Missing, Presumed by Susie Steiner
D.S. Manon Bradshaw is a highly respected police officer.
She’s part of the Major Incident Team (MIT) of the Cambridgeshire police.
She is 39.
She is single.
After 2 years of internet dating, love has eluded her.
She is alone and an insomniac who falls asleep listening to the “low murmurings about road traffic accidents of drunken altercations outside Level 2 Nightclub on All Saints Passage, all of which she can safely ignore because they are far too lowly for the Major Incident Team,” on an unauthorized police radio on her bedside table.
She is also the creation of former Guardian journalist Susie Steiner in her crime novel, Missing, Presumed, and a welcome addition to the roster of fictional female police officers hailing from Britain. British television in particular has been home to gritty, rough edged women in law enforcement from Helen Mirren’s outstanding performance as Prime Suspect’s Jane Tennison to Sergeant Catherine Cawood, brilliantly rendered by Sarah Lancashire in the BBC Series Happy Valley, and Gillian Anderson’s flawless portrayal of the psychologically complex DSI Stella Gibson in The Fall.
Bradshaw is not quite as raw as these women, but she is just as complex. She’s good at her job but she wants more in life and is looking for love. “I found her very easy to create actually” Steiner told me in an email, “I wanted a character who was not cute or perfect, but real and flawed. I think what interested me was someone who needed a person to love (as most of us do) and was therefore vulnerable and needy.”
When a well connected postgraduate student at Cambridge University goes missing, in circumstances that confound, a bloodied broken wine glass, n o forced entry, her car and passport in place, Bradshaw and her team is brought in to investigate.

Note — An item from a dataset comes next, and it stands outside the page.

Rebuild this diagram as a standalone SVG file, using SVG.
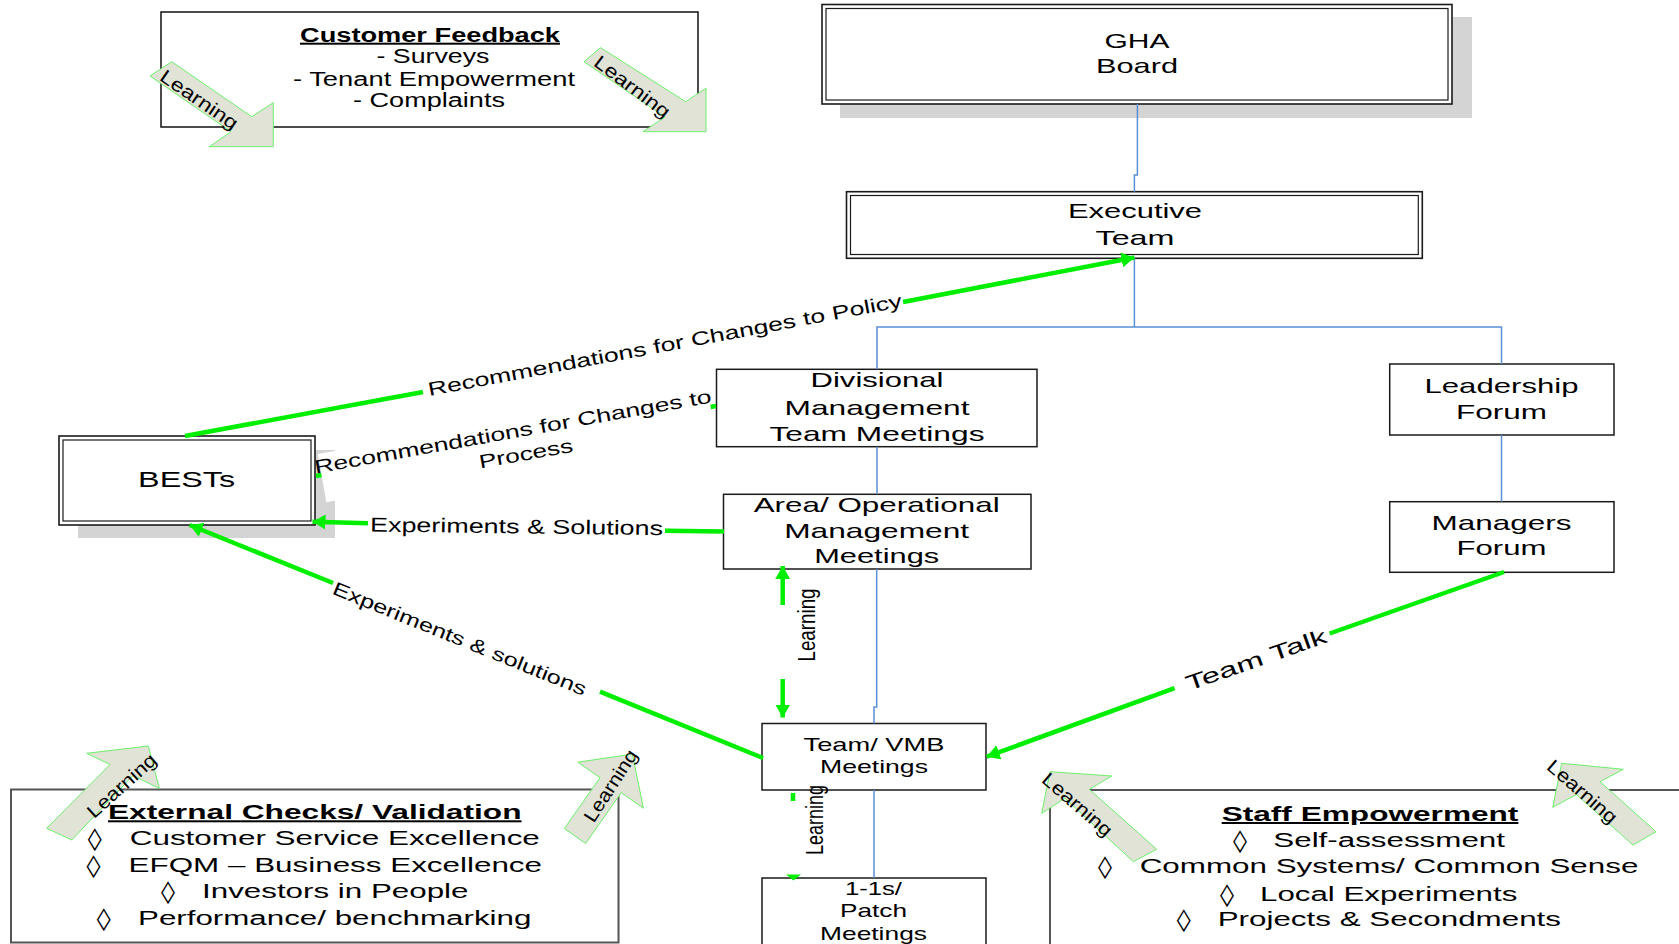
<svg xmlns="http://www.w3.org/2000/svg" width="1679" height="944" viewBox="0 0 1679 944">
<defs>
<style>
text{font-family:"Liberation Sans",Arial,Helvetica,sans-serif;fill:#000;}
.c{text-anchor:middle}
.b{font-weight:bold;text-decoration:underline}
.f19{font-size:19px}
.f20{font-size:20px}
.f21{font-size:21px}
.f22{font-size:22px}
.dm{font-family:"DejaVu Sans",sans-serif;font-size:22px}
.box{fill:#fff;stroke:#1a1a1a;stroke-width:1.5}
.big{fill:#fff;stroke:#555;stroke-width:2}
.dbl{fill:#fff;stroke:#1a1a1a;stroke-width:1.6}
.inr{fill:none;stroke:#1a1a1a;stroke-width:1.2}
.shadow{fill:#d4d4d4}
.blue{fill:none;stroke:#5b8fd6;stroke-width:1.5}
.grn{fill:none;stroke:#00ee00;stroke-width:4.5}
.larr{fill:#e0e3d5;stroke:#6cf06c;stroke-width:1}
</style>
<marker id="ah" viewBox="0 0 10 10" refX="10" refY="5" markerWidth="13" markerHeight="15" markerUnits="userSpaceOnUse" orient="auto" preserveAspectRatio="none">
<path d="M0,0 L10,5 L0,10 z" fill="#00ee00"/>
</marker>
</defs>
<rect width="1679" height="944" fill="#fff"/>

<g id="customer-feedback">
<rect x="161" y="12" width="537" height="115" fill="#fff" stroke="#111" stroke-width="1.5"/>
<polygon class="larr" points="171.7,61.7 251.7,116.7 273.3,102.7 273.3,146.7 209.3,146.7 231,131.7 150,76"/>
<text class="c f19" transform="translate(199,100) rotate(34.5)" y="6" textLength="90" lengthAdjust="spacingAndGlyphs">Learning</text>
<polygon class="larr" points="600.6,47.7 685.7,101.7 706,88.3 706,131.7 643,131.7 665,117 584,61.7"/>
<text class="c f19" transform="translate(632,87) rotate(37)" y="6" textLength="90" lengthAdjust="spacingAndGlyphs">Learning</text>
<text class="c f20 b" x="430" y="41.7" textLength="260" lengthAdjust="spacingAndGlyphs">Customer Feedback</text>
<text class="c f20" x="433" y="63.3" textLength="113" lengthAdjust="spacingAndGlyphs">- Surveys</text>
<text class="c f20" x="434" y="86" textLength="282" lengthAdjust="spacingAndGlyphs">- Tenant Empowerment</text>
<text class="c f20" x="429" y="107.3" textLength="152" lengthAdjust="spacingAndGlyphs">- Complaints</text>
</g>

<g id="gha-board">
<rect class="shadow" x="840" y="17" width="632" height="101"/>
<rect class="dbl" x="822" y="4.5" width="630" height="99.5"/>
<rect class="inr" x="826" y="8.5" width="622" height="91.5"/>
<text class="c f21" x="1137" y="47.7" textLength="65" lengthAdjust="spacingAndGlyphs">GHA</text>
<text class="c f21" x="1137" y="73.3" textLength="82" lengthAdjust="spacingAndGlyphs">Board</text>
</g>

<g id="executive-team">
<rect class="dbl" x="846.5" y="191.7" width="575.8" height="66.6"/>
<rect class="inr" x="850.5" y="195.5" width="567.8" height="59"/>
<text class="c f21" x="1135" y="218.3" textLength="134" lengthAdjust="spacingAndGlyphs">Executive</text>
<text class="c f21" x="1135" y="245" textLength="79" lengthAdjust="spacingAndGlyphs">Team</text>
</g>

<g id="divisional">
<rect class="box" x="716.5" y="369.3" width="320.5" height="77.4"/>
<text class="c f21" x="877" y="387.3" textLength="133" lengthAdjust="spacingAndGlyphs">Divisional</text>
<text class="c f21" x="877" y="415" textLength="185" lengthAdjust="spacingAndGlyphs">Management</text>
<text class="c f21" x="877" y="440.7" textLength="215" lengthAdjust="spacingAndGlyphs">Team Meetings</text>
</g>

<g id="leadership-forum">
<rect class="box" x="1389.7" y="364" width="224.3" height="71"/>
<text class="c f21" x="1501.5" y="393.3" textLength="154" lengthAdjust="spacingAndGlyphs">Leadership</text>
<text class="c f21" x="1501.5" y="419" textLength="91" lengthAdjust="spacingAndGlyphs">Forum</text>
</g>

<g id="managers-forum">
<rect class="box" x="1389.7" y="501.7" width="224.3" height="70.6"/>
<text class="c f21" x="1501.5" y="530" textLength="140" lengthAdjust="spacingAndGlyphs">Managers</text>
<text class="c f21" x="1501.5" y="555" textLength="90" lengthAdjust="spacingAndGlyphs">Forum</text>
</g>

<g id="area-operational">
<rect class="box" x="723.5" y="494.3" width="307.5" height="74.7"/>
<text class="c f21" x="876.7" y="511.7" textLength="246" lengthAdjust="spacingAndGlyphs">Area/ Operational</text>
<text class="c f21" x="876.7" y="538.3" textLength="185" lengthAdjust="spacingAndGlyphs">Management</text>
<text class="c f21" x="876.7" y="563.3" textLength="125" lengthAdjust="spacingAndGlyphs">Meetings</text>
</g>

<g id="team-vmb">
<rect class="box" x="762" y="723.5" width="224" height="66.5"/>
<text class="c f19" x="874" y="751" textLength="141" lengthAdjust="spacingAndGlyphs">Team/ VMB</text>
<text class="c f19" x="874" y="773.3" textLength="108" lengthAdjust="spacingAndGlyphs">Meetings</text>
</g>

<g id="one-to-ones">
<rect class="box" x="762" y="878" width="224" height="80"/>
<text class="c f19" x="873.5" y="895" textLength="57" lengthAdjust="spacingAndGlyphs">1-1s/</text>
<text class="c f19" x="873.5" y="916.7" textLength="67" lengthAdjust="spacingAndGlyphs">Patch</text>
<text class="c f19" x="873.5" y="940" textLength="107" lengthAdjust="spacingAndGlyphs">Meetings</text>
</g>

<g id="bests">
<rect class="shadow" x="78" y="450" width="257" height="88"/>
<rect class="dbl" x="59" y="436" width="256" height="89"/>
<rect class="inr" x="63" y="440" width="248" height="81"/>
<text class="c f22" x="186.6" y="487.3" textLength="97" lengthAdjust="spacingAndGlyphs">BESTs</text>
</g>

<g id="external-checks">
<rect class="big" x="11" y="789.5" width="607.5" height="153"/>
<polygon class="larr" points="46.7,828.3 110,764.5 86.7,753.3 148.3,746 159.3,788.3 133,775.5 71.7,840"/>
<text class="c f19" transform="translate(122,786) rotate(-42)" y="6" textLength="86" lengthAdjust="spacingAndGlyphs">Learning</text>
<polygon class="larr" points="564.4,828.5 600,777.7 577.8,762.2 632.4,754.1 643.4,808.2 621.2,792.7 585.6,843.5"/>
<text class="c f19" transform="translate(611,786) rotate(-57)" y="6" textLength="82" lengthAdjust="spacingAndGlyphs">Learning</text>
<text class="f20 b" x="108" y="819.3" textLength="413.5" lengthAdjust="spacingAndGlyphs">External Checks/ Validation</text>
<text class="dm" x="87.8" y="846" textLength="14" lengthAdjust="spacingAndGlyphs">◊</text>
<text class="f20" x="129.8" y="845" textLength="410" lengthAdjust="spacingAndGlyphs">Customer Service Excellence</text>
<text class="dm" x="86.5" y="872.7" textLength="14" lengthAdjust="spacingAndGlyphs">◊</text>
<text class="f20" x="128.6" y="871.7" textLength="413.4" lengthAdjust="spacingAndGlyphs">EFQM – Business Excellence</text>
<text class="dm" x="161" y="899.3" textLength="14" lengthAdjust="spacingAndGlyphs">◊</text>
<text class="f20" x="202" y="898.3" textLength="266.5" lengthAdjust="spacingAndGlyphs">Investors in People</text>
<text class="dm" x="96.7" y="926" textLength="14" lengthAdjust="spacingAndGlyphs">◊</text>
<text class="f20" x="138" y="925" textLength="393.4" lengthAdjust="spacingAndGlyphs">Performance/ benchmarking</text>
</g>

<g id="staff-empowerment">
<rect class="big" x="1050" y="790" width="640" height="170"/>
<polygon class="larr" points="1050,771.7 1111.7,776 1089.3,789.3 1156.7,849.3 1133.3,861.7 1065,798.3 1041.7,813.3"/>
<text class="c f19" transform="translate(1077,805) rotate(41)" y="6" textLength="86" lengthAdjust="spacingAndGlyphs">Learning</text>
<polygon class="larr" points="1561.7,763.3 1623.3,769.3 1600,781.7 1656,831.7 1633,845 1576.4,794.5 1552.7,807.3"/>
<text class="c f19" transform="translate(1582,792) rotate(41)" y="6" textLength="86" lengthAdjust="spacingAndGlyphs">Learning</text>
<text class="f20 b" x="1221.7" y="821" textLength="296.7" lengthAdjust="spacingAndGlyphs">Staff Empowerment</text>
<text class="dm" x="1233" y="847.7" textLength="14" lengthAdjust="spacingAndGlyphs">◊</text>
<text class="f20" x="1273.3" y="846.7" textLength="231.7" lengthAdjust="spacingAndGlyphs">Self-assessment</text>
<text class="dm" x="1098" y="874.3" textLength="14" lengthAdjust="spacingAndGlyphs">◊</text>
<text class="f20" x="1139.7" y="873.3" textLength="498.7" lengthAdjust="spacingAndGlyphs">Common Systems/ Common Sense</text>
<text class="dm" x="1220" y="901.7" textLength="14" lengthAdjust="spacingAndGlyphs">◊</text>
<text class="f20" x="1260" y="900.7" textLength="257.3" lengthAdjust="spacingAndGlyphs">Local Experiments</text>
<text class="dm" x="1176.7" y="927" textLength="14" lengthAdjust="spacingAndGlyphs">◊</text>
<text class="f20" x="1217.7" y="926" textLength="343.3" lengthAdjust="spacingAndGlyphs">Projects &amp; Secondments</text>
</g>

<g id="connectors">
<path class="blue" d="M1137.4,104 V175 H1134.4 V191.7"/>
<path class="blue" d="M1134.4,258.3 V327 M877,369.3 V327 H1501.5 V364"/>
<path class="blue" d="M877,446.7 V494.3"/>
<path class="blue" d="M876.7,569 V707 H874 V723.5"/>
<path class="blue" d="M874,790 V878"/>
<path class="blue" d="M1501.5,435 V501.7"/>

<path class="grn" d="M185,436 L423,392"/>
<path class="grn" d="M903,302 L1134.4,257.5" marker-end="url(#ah)"/>
<text class="c f19" transform="translate(665,345.5) rotate(-10.68)" y="6" textLength="482" lengthAdjust="spacingAndGlyphs">Recommendations for Changes to Policy</text>

<path class="grn" d="M316,476 L716,406"/>
<g transform="translate(514,438) rotate(-10.2)">
<rect x="-196" y="-19" width="395" height="49" fill="#fff"/>
<text class="c f19" x="0" y="0" textLength="403" lengthAdjust="spacingAndGlyphs">Recommendations for Changes to</text>
<text class="c f19" x="9" y="24" textLength="95" lengthAdjust="spacingAndGlyphs">Process</text>
</g>

<path class="grn" d="M724,531.5 L665,530.7"/>
<path class="grn" d="M368,523.3 L312.5,521.7" marker-end="url(#ah)"/>
<text class="c f20" transform="translate(516.5,533.3) rotate(0.7)" textLength="293" lengthAdjust="spacingAndGlyphs">Experiments &amp; Solutions</text>

<path class="grn" d="M333,583 L189.6,525" marker-end="url(#ah)"/>
<path class="grn" d="M600,691.7 L763,758"/>
<text class="c f19" transform="translate(461,635.5) rotate(22.1)" y="10" textLength="272" lengthAdjust="spacingAndGlyphs">Experiments &amp; solutions</text>

<path class="grn" d="M1504,572 L1329.6,633.5"/>
<path class="grn" d="M1174.6,688.2 L986.7,756.7" marker-end="url(#ah)"/>
<text class="c f21" transform="translate(1256,659.4) rotate(-19.4)" y="7.5" textLength="148" lengthAdjust="spacingAndGlyphs">Team Talk</text>

<path class="grn" d="M782.7,605 L782.7,566" marker-end="url(#ah)"/>
<path class="grn" d="M782.7,679 L782.7,717.5" marker-end="url(#ah)"/>
<text class="c f19" transform="translate(815,625) rotate(-90) scale(1,1.23)" textLength="73" lengthAdjust="spacingAndGlyphs">Learning</text>

<path class="grn" d="M793,793 L793,801"/>
<polygon points="786,874.5 801,874.5 793.5,880.5" fill="#00ee00"/>
<text class="c f19" transform="translate(823.4,820) rotate(-90) scale(1,1.23)" textLength="70" lengthAdjust="spacingAndGlyphs">Learning</text>
</g>
</svg>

Missing girl, people around her whose stories don’t seem quite right, important well connected parents breathing down the necks of the police, dangerous ex convict who somehow met the girl, this could have been a standard issue police procedural, jumping on the girls in peril bandwagon that has bombarded the publishing world since the phenomenal success of Gone Girl (and yes, I use the word girl advisedly).
What saves it is Steiner’s writing which is both evocative and elegant, and plotting that twists and turns en route to the conclusion. We watch the investigation from a variety of different viewpoints; Bradshaw and her partner Davy, the girl’s mother and her best friend. These are characters of some depth, they have a back story, they flesh out the book in ways that keep you guessing because of the mystery, but keep you there because they have some dimension.
The mother of the missing Edith Hind could have been a caricature of an aristocratic wife who exemplifies British reserve and lack of emotion. But Lady Miriam Hind is a revelation. An educated woman, a doctor, whose career played second fiddle to her husband’s and whose main job was “household management” as “her own career hadn’t recovered from having the children,” She is trying to remain hopeful while breaking apart inside. After the initial flurry of interest and concern even their well heeled connections in government begin to lose interest in the Hind’s awful circumstance “It seems to Miriam that they have become tainted — the stain of life going wrong, rather like the taint of illness or disability, weight gain, depression, financial difficulty. It has the whiff of not succeeding — not staying sufficiently in control.”
With many well rendered characters it is still Manon Bradshaw who emerges as the anchor for this book. You might have thought you were picking up a police procedural but actually what you get is a story about woman who is a full fledged person not solely defined by her profession. In fact, Steiner says “Manon came first. Her being a policewoman is kind of incidental.”
Steiner’s first novel was about struggling Yorkshire farmers so a switch to crime writing might not seem that obvious. “I wanted a story with more narrative drive, a real page-turner and I wanted to get better at intricate plots and the best way to do that is to write a thriller. The course of a police investigation has a natural narrative arc, and good propulsion” she told me.
Steiner has managed to infuse the propulsive arc with the story of a woman who wants to have more than just the satisfaction of doing a good job, and skillfully weaves together the collision of Bradshaw’s professional commitment with a commitment to herself to overcome her loneliness. It is the quotidien life of togetherness she is seeking, not some epic romance. On a visit to her good married friends Steiner captures that sense of loneliness beautifully “Bryony and Peter move around each other at the counter, a nonchalant ballet of putting forks in the dishwasher, getting out bowls, broccoli steam hitting their faces, caring the meat. And Manon watches them. Isn’t that what she should want? She knows she comes here like the third child, to inhale some of it, to slouch in the soft cushioning of of the corner armchair, where passivity is king. Sometimes she is pricked by jealousy, or at least greed for their kind of life….”
As the investigation unfolds, so does the character of Manon Bradshaw. You get to know her and want to know how things work out for her. Can she achieve some sense of satisfaction in her personal as well as professional life?
Lucky for us Steiner wanted to know more too. So get reading before the next Manon Bradshaw mystery, Persons Unknown, hits the stores this summer.
Before You Read:
Length: 346 pages
Genre: Mystery
Themes: intrigue, thriller, female professional tackling life
Commitment: An absorbing page-turner that flies by.